[Plotting code records]
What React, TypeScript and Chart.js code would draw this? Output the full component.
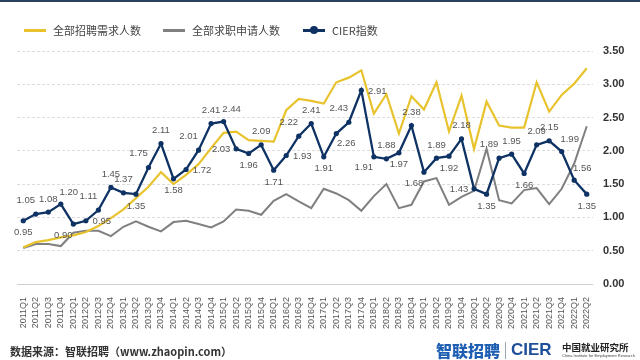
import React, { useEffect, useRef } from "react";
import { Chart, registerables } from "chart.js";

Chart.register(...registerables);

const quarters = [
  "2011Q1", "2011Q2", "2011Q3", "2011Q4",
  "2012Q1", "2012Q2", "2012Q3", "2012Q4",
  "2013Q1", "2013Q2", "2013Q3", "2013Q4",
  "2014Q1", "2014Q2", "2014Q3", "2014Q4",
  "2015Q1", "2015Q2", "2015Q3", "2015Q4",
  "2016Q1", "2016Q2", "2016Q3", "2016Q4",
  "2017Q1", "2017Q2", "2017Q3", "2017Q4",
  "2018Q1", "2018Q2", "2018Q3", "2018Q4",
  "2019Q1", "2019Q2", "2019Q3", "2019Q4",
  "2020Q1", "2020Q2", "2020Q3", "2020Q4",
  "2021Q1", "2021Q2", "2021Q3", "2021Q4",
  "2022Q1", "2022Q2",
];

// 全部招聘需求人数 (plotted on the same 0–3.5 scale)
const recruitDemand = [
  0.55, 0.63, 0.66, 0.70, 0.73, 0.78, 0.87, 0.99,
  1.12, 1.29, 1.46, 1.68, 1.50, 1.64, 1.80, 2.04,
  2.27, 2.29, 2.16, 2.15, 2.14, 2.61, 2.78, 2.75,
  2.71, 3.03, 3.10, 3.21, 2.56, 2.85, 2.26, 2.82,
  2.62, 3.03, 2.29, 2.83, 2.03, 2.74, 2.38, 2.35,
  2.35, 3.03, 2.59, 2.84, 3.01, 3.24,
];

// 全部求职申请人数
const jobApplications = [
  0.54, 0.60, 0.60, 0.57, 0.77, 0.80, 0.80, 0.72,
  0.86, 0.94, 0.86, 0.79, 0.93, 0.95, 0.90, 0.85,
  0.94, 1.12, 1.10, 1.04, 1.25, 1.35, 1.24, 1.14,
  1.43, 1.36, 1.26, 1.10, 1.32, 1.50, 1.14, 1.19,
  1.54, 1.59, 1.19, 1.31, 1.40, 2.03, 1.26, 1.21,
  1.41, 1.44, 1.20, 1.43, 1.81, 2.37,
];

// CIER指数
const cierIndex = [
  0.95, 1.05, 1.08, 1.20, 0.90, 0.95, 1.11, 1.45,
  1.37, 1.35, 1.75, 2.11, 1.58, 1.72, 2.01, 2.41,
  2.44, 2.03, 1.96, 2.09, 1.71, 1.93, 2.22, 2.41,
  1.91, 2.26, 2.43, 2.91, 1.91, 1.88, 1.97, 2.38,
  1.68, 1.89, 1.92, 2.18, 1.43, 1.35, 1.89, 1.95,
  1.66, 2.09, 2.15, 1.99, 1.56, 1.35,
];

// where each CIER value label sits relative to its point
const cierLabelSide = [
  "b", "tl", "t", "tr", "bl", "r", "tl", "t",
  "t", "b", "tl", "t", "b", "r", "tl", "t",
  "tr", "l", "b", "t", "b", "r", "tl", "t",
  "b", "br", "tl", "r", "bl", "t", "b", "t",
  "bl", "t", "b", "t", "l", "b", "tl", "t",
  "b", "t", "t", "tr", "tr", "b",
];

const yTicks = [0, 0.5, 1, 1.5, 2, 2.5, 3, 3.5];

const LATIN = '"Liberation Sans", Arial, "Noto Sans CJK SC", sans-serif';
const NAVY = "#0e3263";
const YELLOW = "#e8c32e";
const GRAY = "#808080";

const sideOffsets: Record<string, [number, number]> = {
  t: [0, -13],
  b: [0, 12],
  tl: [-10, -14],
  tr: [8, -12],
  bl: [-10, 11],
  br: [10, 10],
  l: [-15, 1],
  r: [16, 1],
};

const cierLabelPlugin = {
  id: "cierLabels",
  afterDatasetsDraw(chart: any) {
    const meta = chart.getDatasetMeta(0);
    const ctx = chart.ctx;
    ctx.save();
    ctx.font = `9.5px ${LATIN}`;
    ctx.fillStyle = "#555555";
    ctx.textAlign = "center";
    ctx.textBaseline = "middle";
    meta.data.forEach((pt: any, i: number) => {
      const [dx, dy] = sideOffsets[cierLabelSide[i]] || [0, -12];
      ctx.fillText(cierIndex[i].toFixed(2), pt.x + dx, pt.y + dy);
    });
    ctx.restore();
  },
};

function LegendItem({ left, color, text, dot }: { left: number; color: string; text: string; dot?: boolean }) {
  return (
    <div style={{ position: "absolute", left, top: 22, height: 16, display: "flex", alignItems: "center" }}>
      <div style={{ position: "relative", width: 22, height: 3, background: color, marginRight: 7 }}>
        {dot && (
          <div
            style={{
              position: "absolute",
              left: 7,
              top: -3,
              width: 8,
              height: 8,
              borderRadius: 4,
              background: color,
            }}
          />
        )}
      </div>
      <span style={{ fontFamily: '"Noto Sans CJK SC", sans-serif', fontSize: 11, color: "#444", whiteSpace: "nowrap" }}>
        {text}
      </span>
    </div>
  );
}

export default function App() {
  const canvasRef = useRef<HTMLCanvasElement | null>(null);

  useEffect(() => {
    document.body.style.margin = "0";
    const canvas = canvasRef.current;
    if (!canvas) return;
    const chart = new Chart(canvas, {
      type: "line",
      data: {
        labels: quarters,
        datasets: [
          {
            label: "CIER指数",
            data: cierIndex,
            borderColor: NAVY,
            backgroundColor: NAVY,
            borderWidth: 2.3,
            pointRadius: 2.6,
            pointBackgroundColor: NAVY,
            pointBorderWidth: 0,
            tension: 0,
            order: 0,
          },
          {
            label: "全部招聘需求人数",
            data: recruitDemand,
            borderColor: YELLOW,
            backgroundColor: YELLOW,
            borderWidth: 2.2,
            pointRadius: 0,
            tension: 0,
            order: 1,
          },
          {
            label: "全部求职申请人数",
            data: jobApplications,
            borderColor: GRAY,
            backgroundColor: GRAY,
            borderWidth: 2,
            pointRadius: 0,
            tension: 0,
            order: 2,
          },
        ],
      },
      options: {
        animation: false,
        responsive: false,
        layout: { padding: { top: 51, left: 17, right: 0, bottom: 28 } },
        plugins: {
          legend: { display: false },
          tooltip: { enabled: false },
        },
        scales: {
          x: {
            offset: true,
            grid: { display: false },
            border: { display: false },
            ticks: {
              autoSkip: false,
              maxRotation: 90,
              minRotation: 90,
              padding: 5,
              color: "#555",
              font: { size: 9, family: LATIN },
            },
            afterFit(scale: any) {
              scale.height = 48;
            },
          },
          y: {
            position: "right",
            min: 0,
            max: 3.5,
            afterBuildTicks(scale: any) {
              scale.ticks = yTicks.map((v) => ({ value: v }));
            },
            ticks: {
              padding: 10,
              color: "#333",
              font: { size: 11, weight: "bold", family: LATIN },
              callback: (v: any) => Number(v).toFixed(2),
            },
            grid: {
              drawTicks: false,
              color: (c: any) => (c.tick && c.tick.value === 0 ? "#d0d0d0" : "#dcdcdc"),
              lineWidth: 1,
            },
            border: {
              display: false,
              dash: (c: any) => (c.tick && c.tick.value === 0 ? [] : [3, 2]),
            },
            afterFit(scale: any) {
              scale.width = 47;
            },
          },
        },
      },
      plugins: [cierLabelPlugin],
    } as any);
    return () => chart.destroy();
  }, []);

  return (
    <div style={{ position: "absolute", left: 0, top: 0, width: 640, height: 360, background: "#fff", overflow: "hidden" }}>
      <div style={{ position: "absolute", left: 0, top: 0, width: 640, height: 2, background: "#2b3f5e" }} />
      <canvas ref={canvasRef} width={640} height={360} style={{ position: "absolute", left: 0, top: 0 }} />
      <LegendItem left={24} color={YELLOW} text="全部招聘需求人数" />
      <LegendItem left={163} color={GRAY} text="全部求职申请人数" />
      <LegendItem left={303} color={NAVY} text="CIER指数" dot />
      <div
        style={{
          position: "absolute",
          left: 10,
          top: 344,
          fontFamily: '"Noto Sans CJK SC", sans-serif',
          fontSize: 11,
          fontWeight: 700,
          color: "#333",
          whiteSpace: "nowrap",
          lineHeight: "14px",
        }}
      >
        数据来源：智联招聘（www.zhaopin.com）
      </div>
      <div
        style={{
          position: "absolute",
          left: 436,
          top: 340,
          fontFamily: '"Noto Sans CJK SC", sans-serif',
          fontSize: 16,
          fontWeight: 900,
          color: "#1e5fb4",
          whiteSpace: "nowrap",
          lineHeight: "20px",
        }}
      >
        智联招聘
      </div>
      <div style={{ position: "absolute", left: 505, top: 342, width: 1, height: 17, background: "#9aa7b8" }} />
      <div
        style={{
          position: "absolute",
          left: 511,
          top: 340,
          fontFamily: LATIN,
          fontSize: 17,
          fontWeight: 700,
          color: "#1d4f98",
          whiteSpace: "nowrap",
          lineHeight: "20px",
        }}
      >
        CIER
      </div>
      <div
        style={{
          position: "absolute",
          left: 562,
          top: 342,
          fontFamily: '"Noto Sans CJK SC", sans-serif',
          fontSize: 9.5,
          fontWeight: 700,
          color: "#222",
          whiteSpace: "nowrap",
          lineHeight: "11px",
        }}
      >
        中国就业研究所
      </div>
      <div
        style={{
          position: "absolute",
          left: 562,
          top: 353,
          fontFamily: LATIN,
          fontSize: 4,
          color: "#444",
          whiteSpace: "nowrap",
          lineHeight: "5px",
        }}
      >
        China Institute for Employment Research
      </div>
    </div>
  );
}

...

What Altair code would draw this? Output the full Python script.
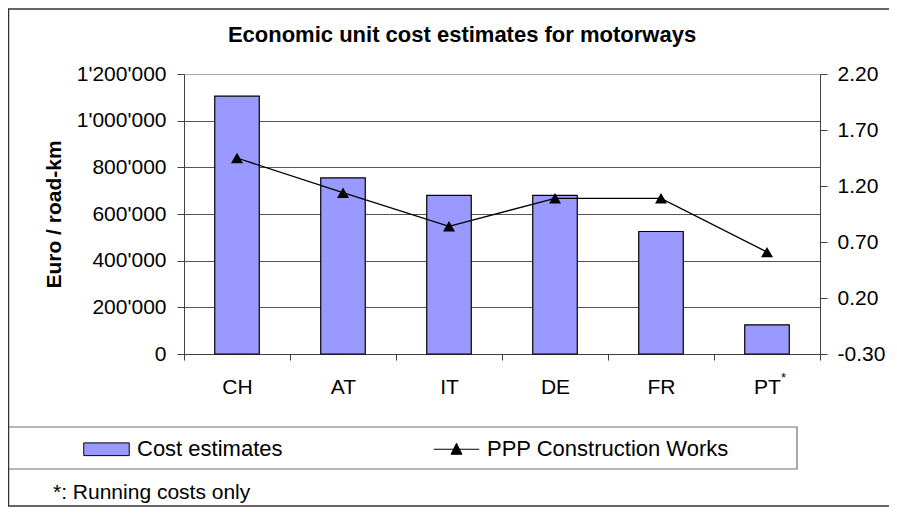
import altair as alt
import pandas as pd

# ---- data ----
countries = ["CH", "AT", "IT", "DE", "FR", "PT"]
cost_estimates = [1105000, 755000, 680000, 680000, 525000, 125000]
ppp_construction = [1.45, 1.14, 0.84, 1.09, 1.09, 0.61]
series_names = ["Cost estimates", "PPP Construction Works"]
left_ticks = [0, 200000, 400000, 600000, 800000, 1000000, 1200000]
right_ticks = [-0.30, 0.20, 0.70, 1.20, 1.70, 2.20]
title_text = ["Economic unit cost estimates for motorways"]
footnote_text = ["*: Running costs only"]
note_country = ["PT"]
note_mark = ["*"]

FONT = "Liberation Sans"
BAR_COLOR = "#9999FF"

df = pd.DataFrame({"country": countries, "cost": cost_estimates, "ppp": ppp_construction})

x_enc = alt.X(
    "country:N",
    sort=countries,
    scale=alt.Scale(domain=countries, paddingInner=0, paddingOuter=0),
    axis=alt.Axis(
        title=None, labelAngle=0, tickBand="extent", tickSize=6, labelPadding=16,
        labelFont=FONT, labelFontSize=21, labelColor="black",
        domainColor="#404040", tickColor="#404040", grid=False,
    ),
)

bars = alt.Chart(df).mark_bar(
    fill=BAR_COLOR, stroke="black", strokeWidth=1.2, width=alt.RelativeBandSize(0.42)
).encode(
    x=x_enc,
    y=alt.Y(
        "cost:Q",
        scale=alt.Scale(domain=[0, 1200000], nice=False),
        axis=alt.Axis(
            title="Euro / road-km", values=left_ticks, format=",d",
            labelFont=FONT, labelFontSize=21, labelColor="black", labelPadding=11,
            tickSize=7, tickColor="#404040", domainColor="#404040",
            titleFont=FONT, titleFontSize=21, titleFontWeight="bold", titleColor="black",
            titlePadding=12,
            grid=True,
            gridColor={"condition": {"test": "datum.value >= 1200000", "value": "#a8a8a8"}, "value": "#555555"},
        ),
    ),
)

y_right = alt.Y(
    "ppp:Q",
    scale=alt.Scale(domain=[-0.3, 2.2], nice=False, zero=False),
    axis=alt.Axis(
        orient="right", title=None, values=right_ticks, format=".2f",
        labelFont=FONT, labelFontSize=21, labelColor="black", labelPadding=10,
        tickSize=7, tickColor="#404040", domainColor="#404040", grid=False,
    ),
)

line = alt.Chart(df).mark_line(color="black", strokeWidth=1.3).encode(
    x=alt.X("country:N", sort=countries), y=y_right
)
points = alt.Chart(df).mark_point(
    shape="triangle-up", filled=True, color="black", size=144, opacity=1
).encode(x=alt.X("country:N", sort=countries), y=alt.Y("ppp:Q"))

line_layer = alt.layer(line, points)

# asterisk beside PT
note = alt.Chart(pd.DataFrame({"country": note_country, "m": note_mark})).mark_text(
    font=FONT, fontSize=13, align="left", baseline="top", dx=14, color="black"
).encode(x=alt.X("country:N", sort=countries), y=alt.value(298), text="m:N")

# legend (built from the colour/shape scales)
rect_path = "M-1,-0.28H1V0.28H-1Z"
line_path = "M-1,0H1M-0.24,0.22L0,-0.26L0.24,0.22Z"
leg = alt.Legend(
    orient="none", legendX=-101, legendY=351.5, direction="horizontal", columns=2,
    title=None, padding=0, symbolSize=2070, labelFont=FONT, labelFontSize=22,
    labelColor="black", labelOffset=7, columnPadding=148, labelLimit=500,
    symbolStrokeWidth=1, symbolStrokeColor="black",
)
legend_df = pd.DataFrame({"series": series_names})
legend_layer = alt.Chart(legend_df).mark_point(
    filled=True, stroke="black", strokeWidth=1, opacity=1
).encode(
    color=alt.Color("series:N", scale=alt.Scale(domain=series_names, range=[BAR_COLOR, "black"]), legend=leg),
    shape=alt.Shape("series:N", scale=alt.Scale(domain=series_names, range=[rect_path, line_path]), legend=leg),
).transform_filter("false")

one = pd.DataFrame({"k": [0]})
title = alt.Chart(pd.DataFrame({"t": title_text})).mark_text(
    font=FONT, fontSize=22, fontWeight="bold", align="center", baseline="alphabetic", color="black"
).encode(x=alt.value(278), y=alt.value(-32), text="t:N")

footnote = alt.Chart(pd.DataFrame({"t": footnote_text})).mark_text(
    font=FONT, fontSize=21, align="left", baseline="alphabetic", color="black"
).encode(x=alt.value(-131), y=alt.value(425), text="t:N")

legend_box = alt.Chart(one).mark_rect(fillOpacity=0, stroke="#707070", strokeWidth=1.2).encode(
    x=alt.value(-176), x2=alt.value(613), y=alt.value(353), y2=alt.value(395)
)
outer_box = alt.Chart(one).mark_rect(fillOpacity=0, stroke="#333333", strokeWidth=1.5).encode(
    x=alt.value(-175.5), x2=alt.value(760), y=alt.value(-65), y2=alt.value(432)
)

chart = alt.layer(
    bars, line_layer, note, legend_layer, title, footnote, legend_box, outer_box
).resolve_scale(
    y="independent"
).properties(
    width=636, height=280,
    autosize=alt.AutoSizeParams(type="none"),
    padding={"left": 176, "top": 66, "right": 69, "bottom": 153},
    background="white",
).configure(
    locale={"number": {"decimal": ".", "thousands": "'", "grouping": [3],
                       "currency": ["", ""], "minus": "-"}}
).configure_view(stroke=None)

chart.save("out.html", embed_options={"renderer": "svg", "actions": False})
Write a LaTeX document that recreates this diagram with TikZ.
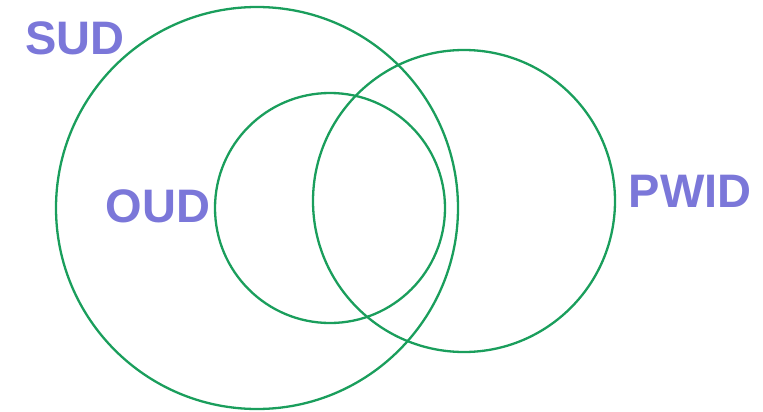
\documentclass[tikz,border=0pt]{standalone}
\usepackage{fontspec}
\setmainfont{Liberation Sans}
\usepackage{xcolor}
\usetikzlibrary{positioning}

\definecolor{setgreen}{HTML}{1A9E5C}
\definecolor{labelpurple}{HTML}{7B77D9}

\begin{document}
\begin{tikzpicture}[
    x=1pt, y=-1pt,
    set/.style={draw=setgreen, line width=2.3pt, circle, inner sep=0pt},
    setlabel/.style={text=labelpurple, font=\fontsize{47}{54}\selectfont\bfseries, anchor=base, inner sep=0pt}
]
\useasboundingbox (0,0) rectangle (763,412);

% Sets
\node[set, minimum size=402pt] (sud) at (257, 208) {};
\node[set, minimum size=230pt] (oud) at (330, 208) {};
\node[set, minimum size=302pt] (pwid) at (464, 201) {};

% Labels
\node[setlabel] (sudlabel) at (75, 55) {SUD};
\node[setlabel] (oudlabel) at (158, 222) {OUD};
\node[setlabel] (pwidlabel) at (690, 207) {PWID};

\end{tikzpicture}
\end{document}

---

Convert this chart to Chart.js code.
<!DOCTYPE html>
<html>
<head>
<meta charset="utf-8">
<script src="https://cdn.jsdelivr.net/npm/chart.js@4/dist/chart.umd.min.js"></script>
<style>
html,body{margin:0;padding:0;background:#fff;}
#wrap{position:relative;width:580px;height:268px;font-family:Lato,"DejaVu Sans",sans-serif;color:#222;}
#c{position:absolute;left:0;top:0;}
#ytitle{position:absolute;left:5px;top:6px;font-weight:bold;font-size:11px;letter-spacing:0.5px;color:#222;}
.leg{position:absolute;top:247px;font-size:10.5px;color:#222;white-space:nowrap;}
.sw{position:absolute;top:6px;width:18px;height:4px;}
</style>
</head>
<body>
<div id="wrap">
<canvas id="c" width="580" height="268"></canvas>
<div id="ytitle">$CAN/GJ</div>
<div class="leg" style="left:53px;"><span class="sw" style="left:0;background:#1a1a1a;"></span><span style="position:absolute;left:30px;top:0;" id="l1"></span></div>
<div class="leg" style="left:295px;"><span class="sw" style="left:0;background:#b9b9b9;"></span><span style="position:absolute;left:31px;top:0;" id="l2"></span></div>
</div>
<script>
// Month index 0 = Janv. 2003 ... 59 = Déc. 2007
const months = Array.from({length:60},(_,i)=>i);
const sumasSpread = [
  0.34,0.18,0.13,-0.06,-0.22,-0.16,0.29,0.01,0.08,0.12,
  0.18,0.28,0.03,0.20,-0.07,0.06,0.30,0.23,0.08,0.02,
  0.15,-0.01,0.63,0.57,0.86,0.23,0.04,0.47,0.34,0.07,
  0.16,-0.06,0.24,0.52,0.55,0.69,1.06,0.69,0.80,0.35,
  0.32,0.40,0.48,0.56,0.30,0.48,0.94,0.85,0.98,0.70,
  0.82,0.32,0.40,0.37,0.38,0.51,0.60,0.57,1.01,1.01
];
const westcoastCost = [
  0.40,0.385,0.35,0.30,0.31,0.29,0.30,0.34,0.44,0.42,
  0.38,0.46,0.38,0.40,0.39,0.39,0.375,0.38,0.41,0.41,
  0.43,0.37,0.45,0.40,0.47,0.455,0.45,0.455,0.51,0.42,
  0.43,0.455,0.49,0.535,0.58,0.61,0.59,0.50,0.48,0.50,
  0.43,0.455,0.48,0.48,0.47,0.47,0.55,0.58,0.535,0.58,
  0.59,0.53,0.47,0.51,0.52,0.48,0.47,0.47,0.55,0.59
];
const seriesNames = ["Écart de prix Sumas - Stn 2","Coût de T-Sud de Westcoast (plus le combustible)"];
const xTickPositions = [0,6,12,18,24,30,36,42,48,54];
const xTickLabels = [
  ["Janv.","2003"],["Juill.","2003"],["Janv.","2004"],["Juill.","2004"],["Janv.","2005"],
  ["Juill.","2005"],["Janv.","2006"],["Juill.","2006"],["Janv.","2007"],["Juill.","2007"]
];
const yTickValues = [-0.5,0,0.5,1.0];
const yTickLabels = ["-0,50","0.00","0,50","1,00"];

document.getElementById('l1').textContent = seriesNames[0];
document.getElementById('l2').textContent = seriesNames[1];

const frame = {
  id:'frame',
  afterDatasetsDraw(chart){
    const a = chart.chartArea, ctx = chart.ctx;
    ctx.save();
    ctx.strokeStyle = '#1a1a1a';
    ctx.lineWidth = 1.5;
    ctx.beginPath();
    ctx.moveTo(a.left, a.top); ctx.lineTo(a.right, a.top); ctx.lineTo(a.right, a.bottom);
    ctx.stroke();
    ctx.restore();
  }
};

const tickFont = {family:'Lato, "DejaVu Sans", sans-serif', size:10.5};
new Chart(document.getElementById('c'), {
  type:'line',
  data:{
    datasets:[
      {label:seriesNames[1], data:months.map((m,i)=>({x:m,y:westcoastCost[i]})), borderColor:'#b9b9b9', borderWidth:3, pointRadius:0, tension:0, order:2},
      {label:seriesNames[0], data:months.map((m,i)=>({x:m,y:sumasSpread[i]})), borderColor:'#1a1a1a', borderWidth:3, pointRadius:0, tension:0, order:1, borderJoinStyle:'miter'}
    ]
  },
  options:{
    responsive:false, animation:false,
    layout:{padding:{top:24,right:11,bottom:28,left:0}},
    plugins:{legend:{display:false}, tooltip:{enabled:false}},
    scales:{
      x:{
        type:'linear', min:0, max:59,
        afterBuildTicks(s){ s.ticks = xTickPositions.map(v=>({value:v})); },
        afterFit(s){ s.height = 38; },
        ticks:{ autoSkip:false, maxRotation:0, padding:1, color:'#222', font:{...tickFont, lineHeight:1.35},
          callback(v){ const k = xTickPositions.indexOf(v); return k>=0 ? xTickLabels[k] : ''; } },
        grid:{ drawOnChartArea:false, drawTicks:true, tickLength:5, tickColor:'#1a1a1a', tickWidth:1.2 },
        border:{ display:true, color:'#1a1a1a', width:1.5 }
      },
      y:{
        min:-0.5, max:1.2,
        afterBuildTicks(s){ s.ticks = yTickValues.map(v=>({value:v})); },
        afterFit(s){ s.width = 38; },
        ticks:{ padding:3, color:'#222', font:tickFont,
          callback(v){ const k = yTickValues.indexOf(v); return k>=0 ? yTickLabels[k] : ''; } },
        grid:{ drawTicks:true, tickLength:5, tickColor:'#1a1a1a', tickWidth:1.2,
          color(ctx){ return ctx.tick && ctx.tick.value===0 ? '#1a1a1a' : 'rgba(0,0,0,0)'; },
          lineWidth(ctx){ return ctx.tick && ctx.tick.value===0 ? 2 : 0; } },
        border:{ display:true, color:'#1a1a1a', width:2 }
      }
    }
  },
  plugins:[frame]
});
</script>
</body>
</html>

Prompt: Give back exactly the lines from the one containing "What React, TypeScript" to the one containing "Chart.register(...registerables);", both included, and no pictures.

Task answer:
What React, TypeScript and Chart.js code would draw this? Output the full component.
import React, { useEffect, useRef } from "react";
import { Chart, registerables } from "chart.js";

Chart.register(...registerables);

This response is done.